The sky was turning to twilight above the red dirt road that led to the man who tossed raw meat to hyenas coming in from the trees and thick brush. The hyenas moved on their short haunches and longer front legs toward the man; they wanted the food but were cautious of him.
The man was from this ancient city of 90,000 in an ancient Christian nation surrounded by four Muslim countries, three of which were either at war with rebels, or another nation's troops. The town of Harar had been built with red volcanic ash and rock laden with iron oxide spewed from volcanoes of the Great Rift Valley. It is a dusty and direct 50 miles to the former Italian Somaliland, which Ethiopian troops had invaded in 2006 supported by U.S. troops inside Ethiopia and inside Somalia.
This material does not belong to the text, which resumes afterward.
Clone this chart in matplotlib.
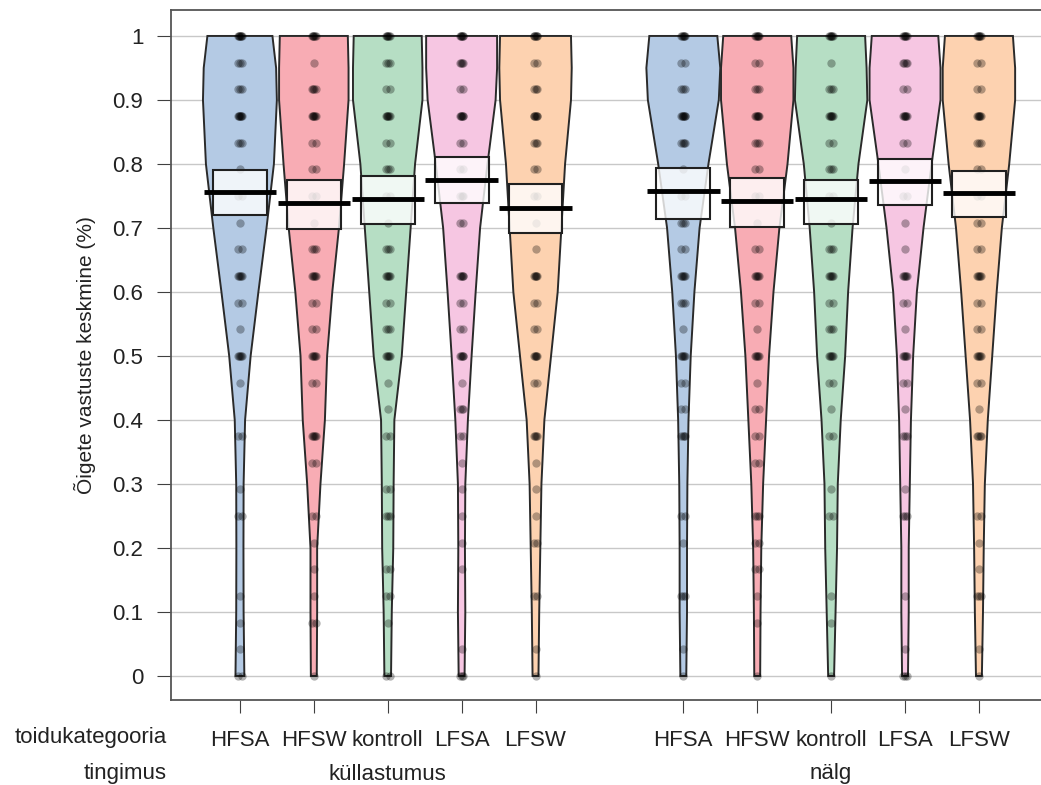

President Bush said the invasion was his newest front in the global war on terror.
The Arc Of The Raw Meat
"Do you think this walk is safe?" the daughter asked her father for the only the second time in 28 days. "I'm not sure," said the old man, pondering how quickly a sweet glass of whole milk can turn sour in a hot place.
"Whatever you think, I'm fine," the college student said to the old man, along to keep situations such as this one from turning unproductive. "There is a streetlight up there," he said to her.
"Yes," she said, "It looks like the tip of a matchstick."
The man ahead was using his tongue and cheeks to make a clicking sound to call in the hyenas from the jungle 10 feet away. He sat on the inner rock-and-dirt gutter of the road. The electric light from the distant pole was so weak that his cinnamon face showed no features.
"What is that flying through the air?" she said calmly, with a tone. The father thought: I have brought my daughter to the edge of the Somalia border, to this land of hush-hush training camps where United States military advisers dressed in their pixilated camouflaged utilities had trained Ethiopian soldiers to invade Somalia to topple the Union of Islamic Courts government in that country of clans notable for their chewing of the stimulant khat, their fighting tenacity and brutal bloodletting, as shown in the movie "Black Hawk Down."
One hyena ate the meat tossed in an arc to land across the road at the edge of the jungle. The boldest hyena snapped some meat from the hand of the sitting man. A local tradition, the trekkers were told later.
The Tomahawks Came in from the Sea
DHUUSA MARREEB, SOMALIA - Early on the morning of May 1, 360 miles from Harar, Ethiopia, four Tomahawk cruise missiles were fired from a U.S. Navy ship steaming near the equator off the Somalia coast. They hit, exploded bam-bam-bam-bam and destroyed a compound of single-story buildings in the middle of the croplands of Galguduud Providence. The missiles blew into little Islamic pieces al-Qaida agent Aden Hashi Ayro, a confessed murderer of a British reporter and planner of Somali suicide bombings. The Bush White House recently had classified the group Ayro commanded as Islamic terrorists. Maj. Sherri Reed of Tampa's U.S. Central Command confirmed the missile attack.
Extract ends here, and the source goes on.